Они пошли. Глинский не говорил ни слова, сердце было его полно: он хранил там образ Эмилии и любовь к ней; это было его сокровище: но он не мог пользоваться один богатством, ему хотелось разделить свою тайну. Он был дружен с Шабанем, но ветренность его и легкие понятия о любви всегда удерживали Глинского от доверенности. Мы любим говорить о первой любви нашей, пока это не сдедалось еще нескромностью, но Глинский хотел, чтоб и тот, кому он доверится, принял бы его тайну как святыню. Давно он искал дружбы Дюбуа и, несмотря на его угрюмую наружность, разгадал, что под нею скрывается горячее сердце, которое может понять его чувства. Теперь он обдумывал, каким бы образом приступить к этому, тем более, что Дюбуа часто заставал его перед портретом графини и теперешнее замешательство могло дать ему большое подозрение.

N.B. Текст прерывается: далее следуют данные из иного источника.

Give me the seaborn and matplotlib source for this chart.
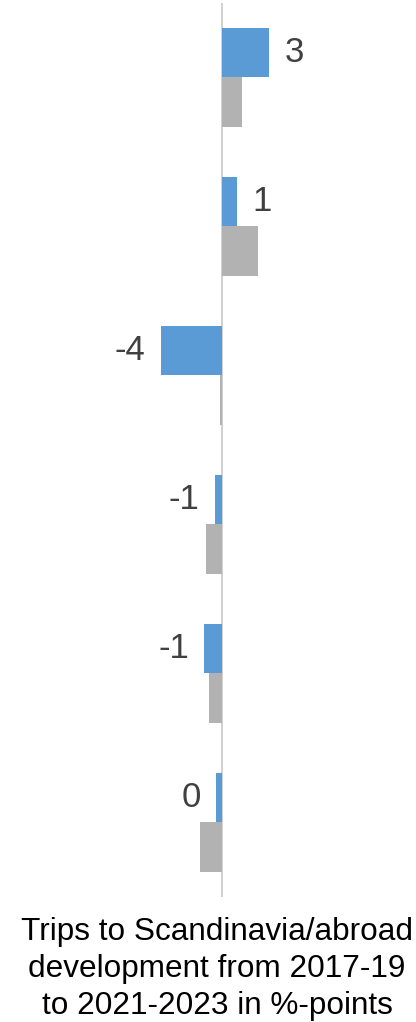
import matplotlib
matplotlib.use("Agg")
import matplotlib.pyplot as plt
import seaborn as sns
import pandas as pd

# Change in share of trips, percentage points, per group
groups = ["Group 1", "Group 2", "Group 3", "Group 4", "Group 5", "Group 6"]
scandinavia = [3.1, 1.0, -4.1, -0.53, -1.2, -0.43]
abroad = [1.3, 2.4, -0.15, -1.1, -0.87, -1.5]
series_names = ["Scandinavia", "Abroad"]
series_colors = ["#5B9BD5", "#B2B2B2"]
title_lines = [
    "Trips to Scandinavia/abroad",
    "development from 2017-19",
    "to 2021-2023 in %-points",
]

df = pd.DataFrame({
    "group": groups * 2,
    "series": [series_names[0]] * len(groups) + [series_names[1]] * len(groups),
    "value": scandinavia + abroad,
})

sns.set_theme(style="white")
plt.rcParams["font.family"] = ["Liberation Sans", "DejaVu Sans"]

W, H = 416, 1022
fig = plt.figure(figsize=(W / 100, H / 100), dpi=100)
ax = fig.add_axes([0, (H - 897) / H, 1, 894 / H])

sns.barplot(
    data=df, y="group", x="value", hue="series", orient="h",
    order=groups, hue_order=series_names, palette=series_colors,
    saturation=1, width=0.664, linewidth=0, legend=False, ax=ax, zorder=3,
)

px_per_unit = 15.0
zero_px = 222.5
ax.set_xlim(-zero_px / px_per_unit, (W - zero_px) / px_per_unit)
ax.axvline(0, color="#D0D0D0", linewidth=1.4, zorder=2)

# Value labels on the first series, rounded to whole points
cont = ax.containers[0]
labels = [f"{int(round(v))}" for v in scandinavia]
ax.bar_label(cont, labels=labels, padding=11, fontsize=25, color="#404040")

ax.set_xlabel("")
ax.set_ylabel("")
ax.set_xticks([])
ax.set_yticks([])
for s in ax.spines.values():
    s.set_visible(False)
ax.set_facecolor("none")

baselines = [940, 977, 1014]
for line, yb in zip(title_lines, baselines):
    fig.text(217 / W, (H - yb) / H, line, ha="center", va="baseline",
             fontsize=22.7, color="#000000")

fig.savefig("out.png", dpi=100, facecolor="white")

– Я всегда отдыхаю чувствами, когда вижу детей, – начал Дюбуа, как бы относя слова свои к Габриели. – Как прелестны их телодвижения, как милы даже гримасы, с каким радостным чувством иногда прижимаю к груди своей младенца, как весело гляжу за его резвостью, как люблю наблюдать за всеми развитиями его способностей. Но когда приходит на мысль, что судьба отказала мне в счастии семейной жизни, когда вспомню, что никакое существо на свете в детском лепете своем не назовет меня отцом, глаза мои невольно отвращаются, и вместо радостного чувства заступает какая-то зависть. Как больны бывают мне иногда материнские похвалы своему ребенку! Но я все люблю детей, потому что они одни отвечают мне тем же.
– Одни дети, – возразил Глинский, – может быть, вы сами не хотите, чтобы к вам приближались люди: потому что тот, кто узнает вас, не может отказать в уважении, а если бы вы пожелали, и в дружбе.

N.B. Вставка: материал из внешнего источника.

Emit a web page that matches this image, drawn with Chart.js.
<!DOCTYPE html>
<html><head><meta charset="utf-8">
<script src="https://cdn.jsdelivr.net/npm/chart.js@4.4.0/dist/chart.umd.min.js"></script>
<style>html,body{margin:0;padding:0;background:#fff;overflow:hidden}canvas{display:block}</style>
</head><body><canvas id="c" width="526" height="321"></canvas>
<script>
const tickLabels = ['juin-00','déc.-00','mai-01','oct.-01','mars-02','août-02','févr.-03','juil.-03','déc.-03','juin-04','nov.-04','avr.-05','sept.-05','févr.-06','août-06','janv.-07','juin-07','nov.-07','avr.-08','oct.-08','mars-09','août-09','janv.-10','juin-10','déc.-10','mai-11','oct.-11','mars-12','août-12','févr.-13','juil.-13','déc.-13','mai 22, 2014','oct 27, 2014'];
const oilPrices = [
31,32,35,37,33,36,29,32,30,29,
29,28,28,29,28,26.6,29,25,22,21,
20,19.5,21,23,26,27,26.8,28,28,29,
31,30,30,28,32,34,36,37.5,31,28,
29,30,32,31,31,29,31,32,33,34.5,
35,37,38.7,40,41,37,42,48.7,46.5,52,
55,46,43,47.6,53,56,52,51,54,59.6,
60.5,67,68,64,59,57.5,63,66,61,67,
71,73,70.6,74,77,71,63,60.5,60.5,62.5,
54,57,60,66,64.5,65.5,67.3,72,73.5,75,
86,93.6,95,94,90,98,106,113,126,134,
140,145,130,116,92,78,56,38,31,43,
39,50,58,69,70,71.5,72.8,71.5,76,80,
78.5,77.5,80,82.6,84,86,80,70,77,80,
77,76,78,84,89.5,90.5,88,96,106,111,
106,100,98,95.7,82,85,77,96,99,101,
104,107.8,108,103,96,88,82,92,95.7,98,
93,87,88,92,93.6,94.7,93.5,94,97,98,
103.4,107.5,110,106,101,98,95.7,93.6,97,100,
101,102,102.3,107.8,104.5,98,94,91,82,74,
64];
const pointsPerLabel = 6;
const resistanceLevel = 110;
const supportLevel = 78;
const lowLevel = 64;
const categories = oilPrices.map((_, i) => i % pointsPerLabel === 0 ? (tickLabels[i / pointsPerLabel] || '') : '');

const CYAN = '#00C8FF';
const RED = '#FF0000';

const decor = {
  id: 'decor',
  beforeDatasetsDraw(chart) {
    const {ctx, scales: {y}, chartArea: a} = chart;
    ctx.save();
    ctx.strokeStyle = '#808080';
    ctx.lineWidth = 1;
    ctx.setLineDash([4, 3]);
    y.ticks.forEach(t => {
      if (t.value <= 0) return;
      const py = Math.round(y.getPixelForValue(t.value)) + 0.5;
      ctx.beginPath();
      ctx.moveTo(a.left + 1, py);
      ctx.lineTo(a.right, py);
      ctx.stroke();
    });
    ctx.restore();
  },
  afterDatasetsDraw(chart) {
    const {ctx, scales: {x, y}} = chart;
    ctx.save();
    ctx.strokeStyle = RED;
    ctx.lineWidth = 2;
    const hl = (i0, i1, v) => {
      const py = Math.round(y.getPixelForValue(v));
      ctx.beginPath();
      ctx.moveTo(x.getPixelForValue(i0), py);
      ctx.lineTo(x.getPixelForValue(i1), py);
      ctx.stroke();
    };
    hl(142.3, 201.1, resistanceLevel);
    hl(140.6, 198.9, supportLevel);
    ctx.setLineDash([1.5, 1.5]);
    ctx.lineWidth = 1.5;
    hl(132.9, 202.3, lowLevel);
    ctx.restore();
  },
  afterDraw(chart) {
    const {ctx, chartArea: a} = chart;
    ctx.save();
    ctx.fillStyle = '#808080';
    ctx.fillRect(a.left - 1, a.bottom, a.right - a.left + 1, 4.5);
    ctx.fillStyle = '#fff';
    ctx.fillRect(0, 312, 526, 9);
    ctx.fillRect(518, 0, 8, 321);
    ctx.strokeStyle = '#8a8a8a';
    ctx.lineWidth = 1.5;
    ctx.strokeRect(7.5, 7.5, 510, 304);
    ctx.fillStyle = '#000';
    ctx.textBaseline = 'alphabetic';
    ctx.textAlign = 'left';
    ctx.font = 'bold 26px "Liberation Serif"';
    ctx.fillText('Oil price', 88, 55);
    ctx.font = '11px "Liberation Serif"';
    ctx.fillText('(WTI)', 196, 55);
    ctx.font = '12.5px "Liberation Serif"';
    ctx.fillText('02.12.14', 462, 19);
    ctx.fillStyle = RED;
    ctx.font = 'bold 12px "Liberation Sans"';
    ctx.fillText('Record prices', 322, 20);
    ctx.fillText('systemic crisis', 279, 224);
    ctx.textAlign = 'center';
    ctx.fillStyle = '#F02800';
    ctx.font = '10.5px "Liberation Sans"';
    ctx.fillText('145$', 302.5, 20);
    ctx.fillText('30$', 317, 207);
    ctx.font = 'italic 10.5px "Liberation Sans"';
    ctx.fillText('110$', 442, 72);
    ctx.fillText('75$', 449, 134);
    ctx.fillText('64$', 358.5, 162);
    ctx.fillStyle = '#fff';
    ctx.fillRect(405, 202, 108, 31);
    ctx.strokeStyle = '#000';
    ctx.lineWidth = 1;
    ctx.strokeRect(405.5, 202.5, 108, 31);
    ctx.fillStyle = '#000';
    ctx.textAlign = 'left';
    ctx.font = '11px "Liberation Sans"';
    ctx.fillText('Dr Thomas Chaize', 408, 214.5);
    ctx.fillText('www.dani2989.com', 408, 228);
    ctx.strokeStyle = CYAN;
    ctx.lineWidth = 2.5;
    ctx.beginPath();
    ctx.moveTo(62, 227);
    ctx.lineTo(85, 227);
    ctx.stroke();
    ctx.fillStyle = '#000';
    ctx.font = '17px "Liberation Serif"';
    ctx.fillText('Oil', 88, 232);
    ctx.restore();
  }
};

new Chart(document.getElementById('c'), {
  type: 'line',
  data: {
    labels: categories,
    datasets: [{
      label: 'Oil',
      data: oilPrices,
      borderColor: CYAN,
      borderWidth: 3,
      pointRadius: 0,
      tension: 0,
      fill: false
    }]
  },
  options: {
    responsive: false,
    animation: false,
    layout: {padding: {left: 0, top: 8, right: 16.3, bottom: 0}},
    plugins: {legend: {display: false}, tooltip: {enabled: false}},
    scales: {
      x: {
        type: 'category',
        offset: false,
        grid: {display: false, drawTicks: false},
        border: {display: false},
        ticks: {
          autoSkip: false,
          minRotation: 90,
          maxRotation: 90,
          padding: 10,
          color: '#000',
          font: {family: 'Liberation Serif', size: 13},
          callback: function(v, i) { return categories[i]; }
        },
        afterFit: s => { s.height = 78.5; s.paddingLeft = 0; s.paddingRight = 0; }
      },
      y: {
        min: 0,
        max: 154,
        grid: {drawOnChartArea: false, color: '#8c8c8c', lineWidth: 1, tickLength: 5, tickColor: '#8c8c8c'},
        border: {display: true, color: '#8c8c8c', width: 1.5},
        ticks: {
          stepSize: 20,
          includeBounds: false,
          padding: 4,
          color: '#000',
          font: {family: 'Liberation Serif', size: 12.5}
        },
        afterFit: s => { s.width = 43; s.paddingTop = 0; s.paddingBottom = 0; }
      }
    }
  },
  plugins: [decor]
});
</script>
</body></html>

– Дружбе? говорите вы, – сказал Дюбуа, вздохнув, и в то же время усмешка показалась на губах его, но выражение этой усмешки было так печально, что она, конечно, была для него болезненнее вздоха. – Дружбы? – повторил он, – я сорок лет искал друга – и не нашел. Один, с кем я сближался короче других, был граф де Серваль, и тот похищен от меня завистливою судьбою!
Пламенный Глинский схватил руку своего спутника.